## PROBLEM DETAILS
Restate the whole listing exactly.

## DATA SEGMENT
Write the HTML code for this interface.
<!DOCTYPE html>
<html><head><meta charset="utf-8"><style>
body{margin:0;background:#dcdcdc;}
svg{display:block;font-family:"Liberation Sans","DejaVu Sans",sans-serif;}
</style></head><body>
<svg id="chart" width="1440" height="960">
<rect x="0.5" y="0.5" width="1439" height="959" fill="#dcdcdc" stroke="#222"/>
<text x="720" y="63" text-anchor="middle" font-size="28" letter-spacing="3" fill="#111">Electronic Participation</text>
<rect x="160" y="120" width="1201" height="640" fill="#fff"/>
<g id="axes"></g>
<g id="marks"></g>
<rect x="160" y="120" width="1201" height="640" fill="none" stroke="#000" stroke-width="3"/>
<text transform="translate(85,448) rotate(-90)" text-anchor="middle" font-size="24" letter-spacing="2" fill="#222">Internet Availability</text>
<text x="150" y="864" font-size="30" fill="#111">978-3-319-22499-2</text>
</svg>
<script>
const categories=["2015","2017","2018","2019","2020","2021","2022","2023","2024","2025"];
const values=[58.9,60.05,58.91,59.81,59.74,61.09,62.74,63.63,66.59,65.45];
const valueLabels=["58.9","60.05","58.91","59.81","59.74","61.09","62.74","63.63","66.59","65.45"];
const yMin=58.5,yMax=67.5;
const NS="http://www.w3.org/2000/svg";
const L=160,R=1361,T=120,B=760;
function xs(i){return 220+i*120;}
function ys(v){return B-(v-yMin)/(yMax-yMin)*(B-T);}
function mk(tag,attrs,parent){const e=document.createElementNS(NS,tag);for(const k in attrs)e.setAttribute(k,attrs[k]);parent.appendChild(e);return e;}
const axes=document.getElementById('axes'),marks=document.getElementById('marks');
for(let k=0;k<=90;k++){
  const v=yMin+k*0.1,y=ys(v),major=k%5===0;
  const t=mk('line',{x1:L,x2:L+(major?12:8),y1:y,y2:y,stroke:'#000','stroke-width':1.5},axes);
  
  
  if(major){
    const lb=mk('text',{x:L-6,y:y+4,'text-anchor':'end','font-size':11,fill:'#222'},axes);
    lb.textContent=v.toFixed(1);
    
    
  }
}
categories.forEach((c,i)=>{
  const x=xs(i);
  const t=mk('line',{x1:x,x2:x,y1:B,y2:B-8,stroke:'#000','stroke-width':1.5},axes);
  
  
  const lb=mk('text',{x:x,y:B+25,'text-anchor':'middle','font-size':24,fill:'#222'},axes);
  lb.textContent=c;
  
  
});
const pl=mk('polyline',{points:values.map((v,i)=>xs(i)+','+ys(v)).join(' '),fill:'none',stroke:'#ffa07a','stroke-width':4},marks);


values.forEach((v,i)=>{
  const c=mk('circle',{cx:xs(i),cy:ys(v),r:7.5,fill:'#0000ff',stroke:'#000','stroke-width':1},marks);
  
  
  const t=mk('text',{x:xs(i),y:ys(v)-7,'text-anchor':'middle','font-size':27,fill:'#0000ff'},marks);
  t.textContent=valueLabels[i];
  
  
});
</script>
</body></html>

## TASK RESULT
Write the HTML code for this interface.
<!DOCTYPE html>
<html><head><meta charset="utf-8"><style>
body{margin:0;background:#dcdcdc;}
svg{display:block;font-family:"Liberation Sans","DejaVu Sans",sans-serif;}
</style></head><body>
<svg id="chart" width="1440" height="960">
<rect x="0.5" y="0.5" width="1439" height="959" fill="#dcdcdc" stroke="#222"/>
<text x="720" y="63" text-anchor="middle" font-size="28" letter-spacing="3" fill="#111">Electronic Participation</text>
<rect x="160" y="120" width="1201" height="640" fill="#fff"/>
<g id="axes"></g>
<g id="marks"></g>
<rect x="160" y="120" width="1201" height="640" fill="none" stroke="#000" stroke-width="3"/>
<text transform="translate(85,448) rotate(-90)" text-anchor="middle" font-size="24" letter-spacing="2" fill="#222">Internet Availability</text>
<text x="150" y="864" font-size="30" fill="#111">978-3-319-22499-2</text>
</svg>
<script>
const categories=["2015","2017","2018","2019","2020","2021","2022","2023","2024","2025"];
const values=[58.9,60.05,58.91,59.81,59.74,61.09,62.74,63.63,66.59,65.45];
const valueLabels=["58.9","60.05","58.91","59.81","59.74","61.09","62.74","63.63","66.59","65.45"];
const yMin=58.5,yMax=67.5;
const NS="http://www.w3.org/2000/svg";
const L=160,R=1361,T=120,B=760;
function xs(i){return 220+i*120;}
function ys(v){return B-(v-yMin)/(yMax-yMin)*(B-T);}
function mk(tag,attrs,parent){const e=document.createElementNS(NS,tag);for(const k in attrs)e.setAttribute(k,attrs[k]);parent.appendChild(e);return e;}
const axes=document.getElementById('axes'),marks=document.getElementById('marks');
for(let k=0;k<=90;k++){
  const v=yMin+k*0.1,y=ys(v),major=k%5===0;
  const t=mk('line',{x1:L,x2:L+(major?12:8),y1:y,y2:y,stroke:'#000','stroke-width':1.5},axes);
  
  
  if(major){
    const lb=mk('text',{x:L-6,y:y+4,'text-anchor':'end','font-size':11,fill:'#222'},axes);
    lb.textContent=v.toFixed(1);
    
    
  }
}
categories.forEach((c,i)=>{
  const x=xs(i);
  const t=mk('line',{x1:x,x2:x,y1:B,y2:B-8,stroke:'#000','stroke-width':1.5},axes);
  
  
  const lb=mk('text',{x:x,y:B+25,'text-anchor':'middle','font-size':24,fill:'#222'},axes);
  lb.textContent=c;
  
  
});
const pl=mk('polyline',{points:values.map((v,i)=>xs(i)+','+ys(v)).join(' '),fill:'none',stroke:'#ffa07a','stroke-width':4},marks);


values.forEach((v,i)=>{
  const c=mk('circle',{cx:xs(i),cy:ys(v),r:7.5,fill:'#0000ff',stroke:'#000','stroke-width':1},marks);
  
  
  const t=mk('text',{x:xs(i),y:ys(v)-7,'text-anchor':'middle','font-size':27,fill:'#0000ff'},marks);
  t.textContent=valueLabels[i];
  
  
});
</script>
</body></html>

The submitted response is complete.